Antisemitic ideologies predate birth of Israel

Rachel Loewith Rochwerg argues that “We, as a community, must not stifle those who question Israel’s political policies.”  On the contrary, they are precisely the ones who must be confronted.

Like the writer’s predecessors, my grandparents also fled Europe because of antisemitism, my paternal grandfather from Austria around 1905 and my maternal grandmother and grandfather from Poland around the same time.  I was fortunate to be born in Montreal and early on became committed to speaking out against the ideologies where hate festers. 

Two of the most antisemitic ideologies to ever exist – Islamism and Communism - stand opposed to modern Israel but their hatred of Jews long pre-dates 1948.  Virtually all the charges thrown at the Jewish state since its rebirth originate with them and we have every right, even a duty, to expose them.

For 1400 years, Islam’s holy texts have called for the subjugation and death of Jews principally because the Jews rejected Mohammed and his new religion.  

The Grand Mufti of Jerusalem during the Mandatory Palestine years, Haj Amin al-Husseini, was a Jew-hating anti-Zionist who vowed to fight the establishment of a Jewish state.  During World War II he collaborated with Hitler and was reportedly instrumental in developing the final solution.  It is further claimed that al–Husseini was mentor to Yasser Arafat.

Jew-hatred existed in Czarist Russia well before the 1917 Revolution.  Pogroms persecuted and murdered Jews regularly and out of this sewer of hate came the Russian publication of The Protocols of the Elders of Zion, a fake document claiming to have uncovered a Jewish conspiracy for global domination.  Although proven a forgery in the 1920s, The Protocols of the Elders of Zion was incorporated into Nazi-era schools, was cited in the original Hamas charter of 1988 and is endorsed by many Muslim leaders throughout the Middle East where it is widely read to this day. 

Two critical events in the history of anti-Israelism were both initiated by the Soviet Union.  The first occurred in the mid-1960s with the invention of the Palestinians as a nation-people who had their state stolen from them by the Jews.  The second occurred in 1975 with the “Zionism is racism” resolution adopted by the U.N. General Assembly. 

Given this background, should we throw our support behind so-called “social justice” groups like BLM and Antifa who proudly proclaim their Marxist roots even as they vow to destroy Israel?  Or listen to the lying claims of Islamist groups on campuses and elsewhere who support the genocidal Hamas and post their love for Hitler on social media even while claiming that the Holocaust never happened?

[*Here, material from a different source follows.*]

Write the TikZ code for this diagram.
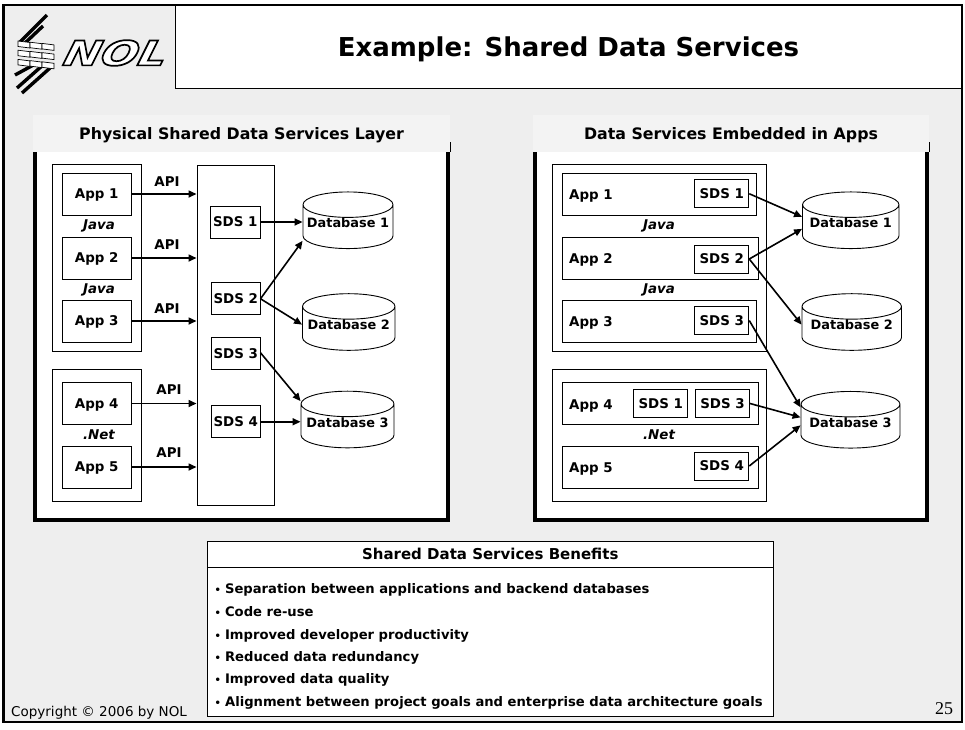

Some of the people in the Jewish groups mentioned by the writer frequently appear in the newspapers attacking Israel while staunchly defending Iran, Syria, China and Russia.  Even Peter Beinart of J-Street is now calling for a non-Jewish, one state solution.  Along with the Communists and the Islamists, many of these Jewish activists support BDS, a movement designed by Israel’s enemies to destroy the state economically since they have not yet been able to do so militarily.  We cannot remain silent.

It’s interesting, don’t you think, that two of the most murderous and antisemitic ideologies in history (Communism: 100 million dead; Islamism: 200 million dead) keep intersecting with the third (Nazism: 70 million dead)?  Step back and ask yourself why anyone, especially Jews, would even listen to their versions of peace and social justice.  Our democracies are still evolving but I assure you, there is not one thing that we need to learn from Nazism, Communism or Islamism that would make any Judeo-Christian and Democratic society more just, more peaceful or more loving.  How dare they lecture us or our children about racism and injustice!